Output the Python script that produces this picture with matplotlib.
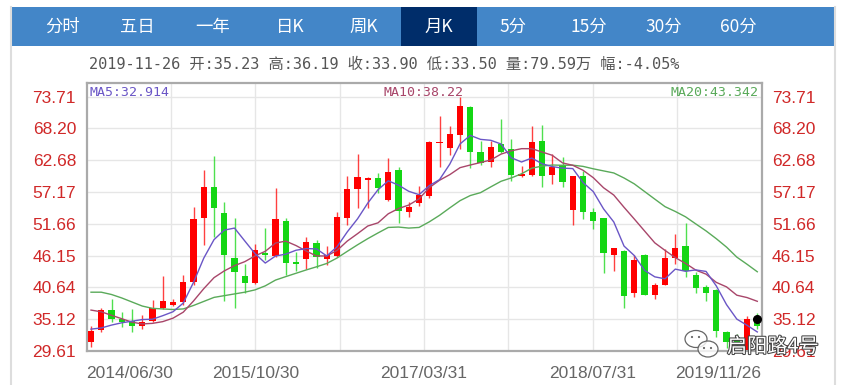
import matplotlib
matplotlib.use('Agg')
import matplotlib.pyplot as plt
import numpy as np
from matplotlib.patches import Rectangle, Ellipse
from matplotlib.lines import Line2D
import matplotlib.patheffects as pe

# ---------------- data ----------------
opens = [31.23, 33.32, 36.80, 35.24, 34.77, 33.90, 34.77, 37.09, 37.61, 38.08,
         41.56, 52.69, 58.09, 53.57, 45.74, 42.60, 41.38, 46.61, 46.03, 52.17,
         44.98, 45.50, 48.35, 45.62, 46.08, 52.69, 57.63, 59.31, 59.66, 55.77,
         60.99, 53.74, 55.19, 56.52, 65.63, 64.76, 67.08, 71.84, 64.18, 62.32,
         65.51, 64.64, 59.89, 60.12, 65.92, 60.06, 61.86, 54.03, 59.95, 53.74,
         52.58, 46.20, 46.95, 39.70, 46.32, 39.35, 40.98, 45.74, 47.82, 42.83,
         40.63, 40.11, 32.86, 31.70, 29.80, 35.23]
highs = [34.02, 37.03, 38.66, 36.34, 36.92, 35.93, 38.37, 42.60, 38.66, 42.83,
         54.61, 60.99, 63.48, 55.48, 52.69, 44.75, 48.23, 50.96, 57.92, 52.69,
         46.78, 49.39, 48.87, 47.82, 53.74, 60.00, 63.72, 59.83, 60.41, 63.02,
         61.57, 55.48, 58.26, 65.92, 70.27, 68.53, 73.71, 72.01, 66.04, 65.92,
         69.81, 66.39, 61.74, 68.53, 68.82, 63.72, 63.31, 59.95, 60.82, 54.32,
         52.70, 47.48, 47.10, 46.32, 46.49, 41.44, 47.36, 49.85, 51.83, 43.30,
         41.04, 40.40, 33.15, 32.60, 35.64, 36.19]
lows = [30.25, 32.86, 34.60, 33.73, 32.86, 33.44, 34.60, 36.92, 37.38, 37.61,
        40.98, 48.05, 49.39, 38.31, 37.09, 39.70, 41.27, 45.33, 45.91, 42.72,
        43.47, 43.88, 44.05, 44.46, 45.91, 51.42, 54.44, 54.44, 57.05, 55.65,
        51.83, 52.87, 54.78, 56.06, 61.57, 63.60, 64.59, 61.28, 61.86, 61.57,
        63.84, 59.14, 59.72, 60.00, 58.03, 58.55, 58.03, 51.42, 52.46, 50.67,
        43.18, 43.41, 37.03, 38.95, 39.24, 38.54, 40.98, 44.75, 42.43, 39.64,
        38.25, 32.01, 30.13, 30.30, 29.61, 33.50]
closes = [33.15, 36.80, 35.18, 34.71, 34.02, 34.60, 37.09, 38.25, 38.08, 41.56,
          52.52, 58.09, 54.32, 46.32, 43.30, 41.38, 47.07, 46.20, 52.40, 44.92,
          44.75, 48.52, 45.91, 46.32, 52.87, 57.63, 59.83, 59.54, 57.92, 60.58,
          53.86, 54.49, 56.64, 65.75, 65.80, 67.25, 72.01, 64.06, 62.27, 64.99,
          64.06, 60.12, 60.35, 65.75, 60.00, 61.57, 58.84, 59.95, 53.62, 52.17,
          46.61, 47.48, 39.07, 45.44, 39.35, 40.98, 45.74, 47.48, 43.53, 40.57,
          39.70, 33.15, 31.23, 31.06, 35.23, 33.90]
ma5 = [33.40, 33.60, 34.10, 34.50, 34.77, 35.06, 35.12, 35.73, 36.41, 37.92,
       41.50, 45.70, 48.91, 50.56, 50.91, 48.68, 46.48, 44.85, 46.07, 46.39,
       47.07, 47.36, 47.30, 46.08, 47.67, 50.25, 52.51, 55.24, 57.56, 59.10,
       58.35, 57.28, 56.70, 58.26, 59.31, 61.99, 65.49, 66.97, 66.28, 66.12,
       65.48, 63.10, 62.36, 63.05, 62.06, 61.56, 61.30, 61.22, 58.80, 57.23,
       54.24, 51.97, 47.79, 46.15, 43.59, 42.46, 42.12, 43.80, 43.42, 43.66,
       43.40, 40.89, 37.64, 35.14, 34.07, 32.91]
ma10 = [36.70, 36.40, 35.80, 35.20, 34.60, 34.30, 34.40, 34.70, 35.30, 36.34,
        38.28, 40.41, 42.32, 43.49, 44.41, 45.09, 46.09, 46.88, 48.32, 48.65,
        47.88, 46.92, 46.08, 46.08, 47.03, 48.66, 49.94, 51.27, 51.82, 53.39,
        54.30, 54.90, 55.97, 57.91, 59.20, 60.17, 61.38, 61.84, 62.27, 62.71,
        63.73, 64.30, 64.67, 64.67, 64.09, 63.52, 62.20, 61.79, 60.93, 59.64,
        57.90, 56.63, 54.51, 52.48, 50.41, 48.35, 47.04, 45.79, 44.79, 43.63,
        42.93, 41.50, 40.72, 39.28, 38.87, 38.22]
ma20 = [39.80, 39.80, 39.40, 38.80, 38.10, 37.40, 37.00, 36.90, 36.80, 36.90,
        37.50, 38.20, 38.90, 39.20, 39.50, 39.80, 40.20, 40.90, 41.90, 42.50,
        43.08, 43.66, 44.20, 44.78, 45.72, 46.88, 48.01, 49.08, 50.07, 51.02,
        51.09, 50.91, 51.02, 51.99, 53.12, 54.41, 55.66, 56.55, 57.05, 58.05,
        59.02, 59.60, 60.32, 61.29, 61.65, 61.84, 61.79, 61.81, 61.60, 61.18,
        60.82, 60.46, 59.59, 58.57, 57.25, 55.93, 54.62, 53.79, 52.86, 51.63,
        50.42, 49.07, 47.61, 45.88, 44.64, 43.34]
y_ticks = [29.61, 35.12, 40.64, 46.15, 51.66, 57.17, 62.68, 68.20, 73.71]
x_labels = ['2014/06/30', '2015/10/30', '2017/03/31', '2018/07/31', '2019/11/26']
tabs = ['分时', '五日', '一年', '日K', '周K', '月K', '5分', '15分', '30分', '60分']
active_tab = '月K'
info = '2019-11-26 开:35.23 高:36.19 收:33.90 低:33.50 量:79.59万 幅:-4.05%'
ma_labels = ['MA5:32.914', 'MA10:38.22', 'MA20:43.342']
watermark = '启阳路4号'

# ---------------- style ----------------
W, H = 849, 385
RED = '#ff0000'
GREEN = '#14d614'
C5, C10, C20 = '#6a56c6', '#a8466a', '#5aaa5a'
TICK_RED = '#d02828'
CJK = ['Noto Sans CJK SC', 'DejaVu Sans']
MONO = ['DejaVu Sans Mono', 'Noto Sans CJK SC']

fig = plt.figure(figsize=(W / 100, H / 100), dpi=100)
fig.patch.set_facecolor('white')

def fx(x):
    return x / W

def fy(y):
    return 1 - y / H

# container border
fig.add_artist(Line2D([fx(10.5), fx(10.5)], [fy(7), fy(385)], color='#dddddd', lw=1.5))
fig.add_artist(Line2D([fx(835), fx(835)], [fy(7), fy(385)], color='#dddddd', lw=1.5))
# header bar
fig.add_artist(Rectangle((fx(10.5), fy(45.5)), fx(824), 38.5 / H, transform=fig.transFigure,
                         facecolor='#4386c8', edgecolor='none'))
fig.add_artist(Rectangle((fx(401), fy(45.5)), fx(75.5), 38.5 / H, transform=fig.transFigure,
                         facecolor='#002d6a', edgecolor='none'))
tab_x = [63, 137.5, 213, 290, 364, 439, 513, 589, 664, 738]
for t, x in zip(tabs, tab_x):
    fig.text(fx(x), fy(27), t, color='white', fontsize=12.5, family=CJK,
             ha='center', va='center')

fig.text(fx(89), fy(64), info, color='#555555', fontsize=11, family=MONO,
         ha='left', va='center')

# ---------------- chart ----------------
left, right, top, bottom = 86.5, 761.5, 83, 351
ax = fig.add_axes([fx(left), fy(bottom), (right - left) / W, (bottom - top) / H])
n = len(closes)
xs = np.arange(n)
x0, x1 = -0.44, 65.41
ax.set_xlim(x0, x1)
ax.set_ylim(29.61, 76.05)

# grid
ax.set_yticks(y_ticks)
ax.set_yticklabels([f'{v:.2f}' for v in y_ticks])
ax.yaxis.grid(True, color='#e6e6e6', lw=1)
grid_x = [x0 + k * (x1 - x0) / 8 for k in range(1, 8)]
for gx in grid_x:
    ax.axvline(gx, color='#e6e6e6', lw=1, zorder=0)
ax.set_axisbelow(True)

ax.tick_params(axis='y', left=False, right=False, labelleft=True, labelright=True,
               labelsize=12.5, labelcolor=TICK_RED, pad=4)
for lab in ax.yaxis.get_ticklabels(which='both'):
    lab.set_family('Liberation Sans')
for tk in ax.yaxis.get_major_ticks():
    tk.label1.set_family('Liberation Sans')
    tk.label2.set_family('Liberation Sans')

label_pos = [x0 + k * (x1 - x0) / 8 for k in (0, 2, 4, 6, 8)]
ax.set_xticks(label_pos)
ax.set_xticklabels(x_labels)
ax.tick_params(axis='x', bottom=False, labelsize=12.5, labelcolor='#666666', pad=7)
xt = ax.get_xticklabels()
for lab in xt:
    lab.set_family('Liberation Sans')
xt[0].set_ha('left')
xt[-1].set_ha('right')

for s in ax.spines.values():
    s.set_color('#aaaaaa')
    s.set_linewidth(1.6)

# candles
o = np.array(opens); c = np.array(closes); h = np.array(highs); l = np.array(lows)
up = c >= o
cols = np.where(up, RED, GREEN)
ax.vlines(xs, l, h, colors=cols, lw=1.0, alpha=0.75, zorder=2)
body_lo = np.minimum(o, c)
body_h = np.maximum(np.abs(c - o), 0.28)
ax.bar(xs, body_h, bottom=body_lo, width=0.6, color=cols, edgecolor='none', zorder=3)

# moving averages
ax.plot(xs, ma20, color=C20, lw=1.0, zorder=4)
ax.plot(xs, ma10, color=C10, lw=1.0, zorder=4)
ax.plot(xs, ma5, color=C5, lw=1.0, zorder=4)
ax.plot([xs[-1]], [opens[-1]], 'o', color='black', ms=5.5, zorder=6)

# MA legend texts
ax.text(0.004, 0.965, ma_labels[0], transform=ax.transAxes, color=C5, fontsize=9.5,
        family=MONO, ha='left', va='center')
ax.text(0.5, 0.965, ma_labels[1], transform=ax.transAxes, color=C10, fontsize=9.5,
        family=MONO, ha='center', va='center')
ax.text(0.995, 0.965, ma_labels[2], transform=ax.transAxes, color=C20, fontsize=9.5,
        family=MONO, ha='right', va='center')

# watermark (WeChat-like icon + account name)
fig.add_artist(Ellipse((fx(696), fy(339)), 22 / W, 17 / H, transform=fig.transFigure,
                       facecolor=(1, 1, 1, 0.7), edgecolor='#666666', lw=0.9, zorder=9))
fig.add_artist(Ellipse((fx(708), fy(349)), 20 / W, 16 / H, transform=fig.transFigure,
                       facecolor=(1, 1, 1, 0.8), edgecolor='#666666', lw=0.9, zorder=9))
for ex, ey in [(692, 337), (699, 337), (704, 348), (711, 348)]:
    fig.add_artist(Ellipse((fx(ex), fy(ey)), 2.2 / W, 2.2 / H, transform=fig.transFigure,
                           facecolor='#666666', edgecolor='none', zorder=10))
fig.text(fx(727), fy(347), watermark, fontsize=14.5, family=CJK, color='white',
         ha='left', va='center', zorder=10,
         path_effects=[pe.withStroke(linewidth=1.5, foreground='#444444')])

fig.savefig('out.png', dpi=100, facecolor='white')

+===+

> **TASK GOAL**: Begin at the first line of the material and copy each line exactly through the one containing "import matplotlib.patheffects as pe". Omit pictures.

> **SOLUTION**:
Output the Python script that produces this picture with matplotlib.
import matplotlib
matplotlib.use('Agg')
import matplotlib.pyplot as plt
import numpy as np
from matplotlib.patches import Rectangle, Ellipse
from matplotlib.lines import Line2D
import matplotlib.patheffects as pe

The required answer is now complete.